Speaker 29 If you're tired of staying inside,
Speaker 11 I'm very tired.
Speaker 16 What's up? I'm sorry.
Speaker 29 We want our people to just stay alive.
Speaker 29 Now's the time to roll up your sleeve sitchy now's the time to go get the vaccine vaccine vaccine get
Speaker 29 the vaccine
Speaker 11 vaccine
Speaker 16 it's okay we'll workshop it we'll get there
Speaker 9 let's begin with the COVID pandemic yes remember that
Speaker 9 next week will be four years since the day we started to take it seriously because Tom Hanks got it.
Speaker 9 Oh no, not Tom. Take Chet instead.
Speaker 9 But everything's fine now. The CDC just issued new guidance saying that you don't even have to isolate if you get COVID anymore.
Speaker 9 That's right, you can go ahead and keep coughing into people's faces as long as you feel a little bad about it afterwards.
Speaker 9 It really feels like no one's trying to avoid COVID anymore.
Speaker 10 Well, almost no one.
Speaker 19 A German man has puzzled scientists after he deliberately got more than 200 COVID-19 vaccinations. 217, to be exact, over two and a half years.
Speaker 15 That's a shot every four days, roughly.

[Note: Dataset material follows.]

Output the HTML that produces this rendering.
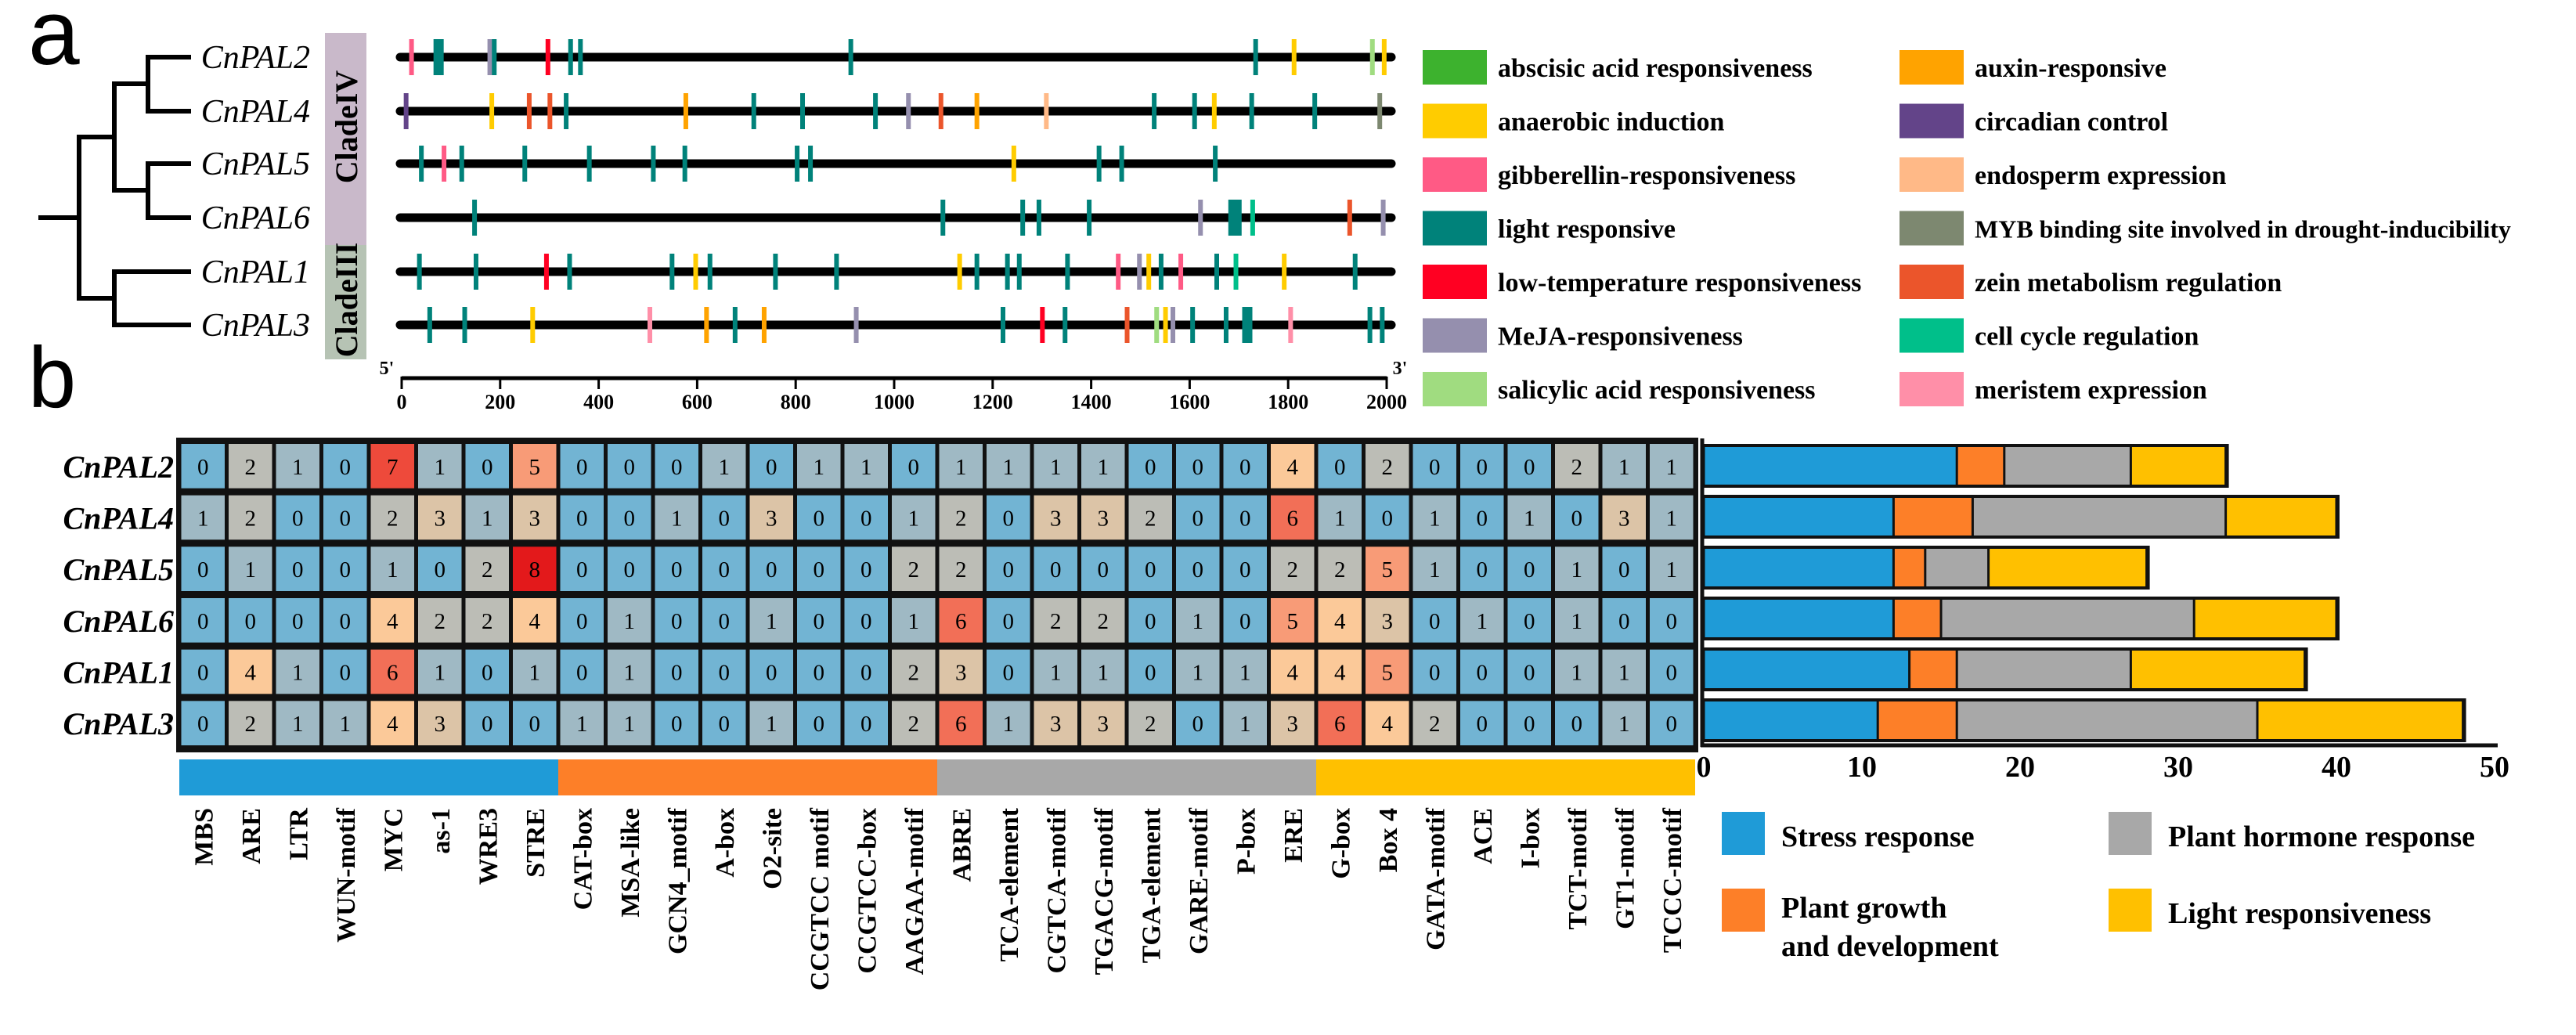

Speaker 38 Of course, scientists are wondering what the effect was on him. First of all, he didn't report any vaccine-related side effects at all.
Speaker 38 Secondly, his immune response did show an increase in immune cells, but not necessarily a better or worse immune response. And finally, guys, he never got SARS-CoV-2, the virus that causes COVID.
Speaker 9 Sorry, 217 shots, an approach also known as the immune system bukake.
Speaker 9 If you laugh at that, you are disgusting.
Speaker 9 I mean, I know anti-vaxes are stupid, but let's not overcorrect here, all right?
Speaker 9 I will say this, though. A lot of people did their own research.
Speaker 9
This man became his own research. That's...
That's commitment. And also a nice change of pace to see Germans doing human experiments on themselves.
Speaker 9 And also, hey, I'm glad that he didn't suffer any major side effects.
Speaker 9 But sadly, for this guy, doctors still haven't found a cure for being weird as f.